# Lure makers get together



## fcbandgdog (Dec 14, 2004)

With all the guys in the Hampton roads area that make lures...was thinking that it might be cool to have a get together to share ideas. Anyone game? I am in Norfolk. I pour lead, tie flies, bucktails, flounder riges, make wooden plugs...

Frank


----------



## CrawFish (Sep 23, 2003)

Or a knot tying get2gether. There're lots of questions about knots and the only easiest way to learn how to tie them is watching someone else doing it.
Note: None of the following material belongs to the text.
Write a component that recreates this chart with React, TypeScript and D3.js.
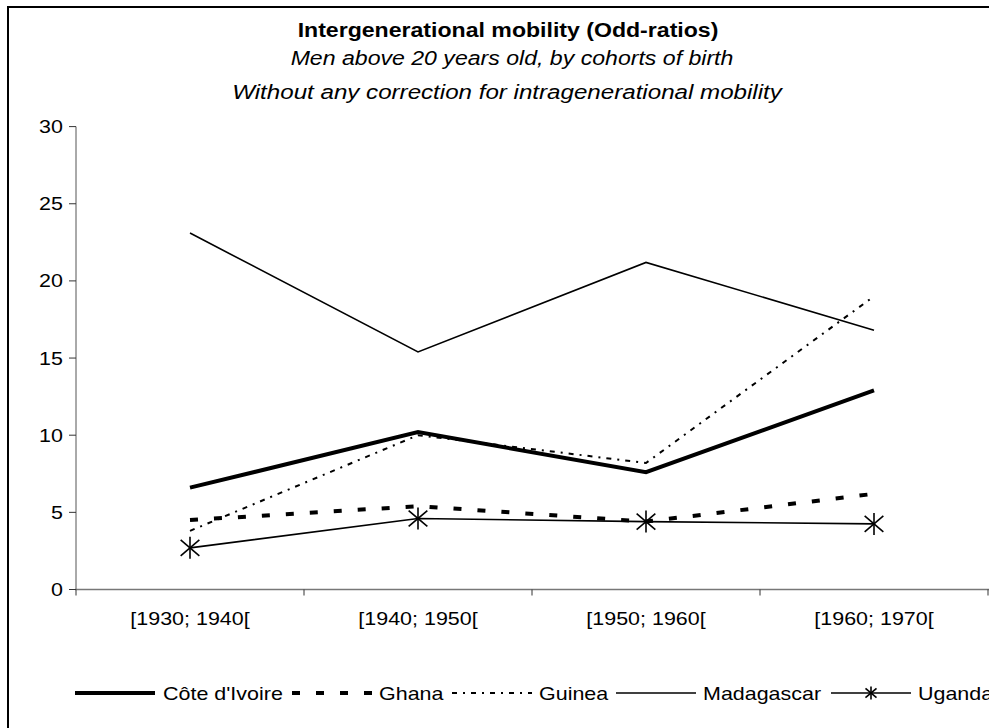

Thanks to NTKG, I finally learned how to tie a bimini.


----------



## AtlantaKing (Jul 7, 2002)

fcbandgdog, do you have big sinker molds (8+ oz bank and 8+ oz egg sinkers)? I've got a bunch of wheel lead that I could donate to the cause. Plus, I figured out how to tie a bimini with a 20 ft loop sitting at my desk  Oh, and I build rods. So a get-together to share ideas, eat, swap stuff, etc would be awesome. I'm in NoVA


----------



## fcbandgdog (Dec 14, 2004)

*Molds*

Hey,

I actually have molds from 1 oz. to 28 oz and many for leadheads and bucktails. I build rods also. I have a shop set up in my garage. If we get a few guys together, I could host. I live in Norfolk.

Frank


----------



## AL_N_VB (Apr 3, 2002)

fcbandgdog said:


> Hey,
> 
> I have a shop set up in my garage. If we get a few guys together, I could host. I live in Norfolk.
> 
> Frank




Frank has a a small BPS in his garage!


----------



## tw (May 1, 2003)

A friend of mine found some old lead that was used back in the day for high voltage cable repair. He must've dropped off 100 pounds or so. This is good quality soft lead. I've got a tounge sinker mold 4, 6, & 8. I've also got a 3 oz jig mold for making flat slab lures. So I'd be interested in a get together also. As it happens I'm a Norfolkian too. Also have a small lead pot. 
Thanks, Tim


----------



## TC (Oct 21, 2002)

I'd like to attend, but only around the first week of August... frickin college classes...
TC


----------



## JIGMAKER (May 4, 2003)

If it was on a Sunday I might make the drive.


----------



## Big EL (Apr 8, 2002)

I'd be interested in a get together. 

><))))*>


----------



## blue bird (Apr 25, 2003)

I'm interested.


----------



## fcbandgdog (Dec 14, 2004)

*Lets do it*

Looks like we have a crew. I am going to be in Hatteras next week but will post when I get back. Maybe a Sat or Sun soo. I'll host.

F


----------



## RoryGoggin (Jan 6, 2005)

Me too! To quote one of my favorite people "I want to learn too!"


----------



## Advisor (Jan 12, 2003)

I'm in too. Got'ta keep an eye on Goggin  .


----------



## rattler (Jul 3, 2004)

me to, someone has to keep an eye on advisor, keeping an eye on rory...


----------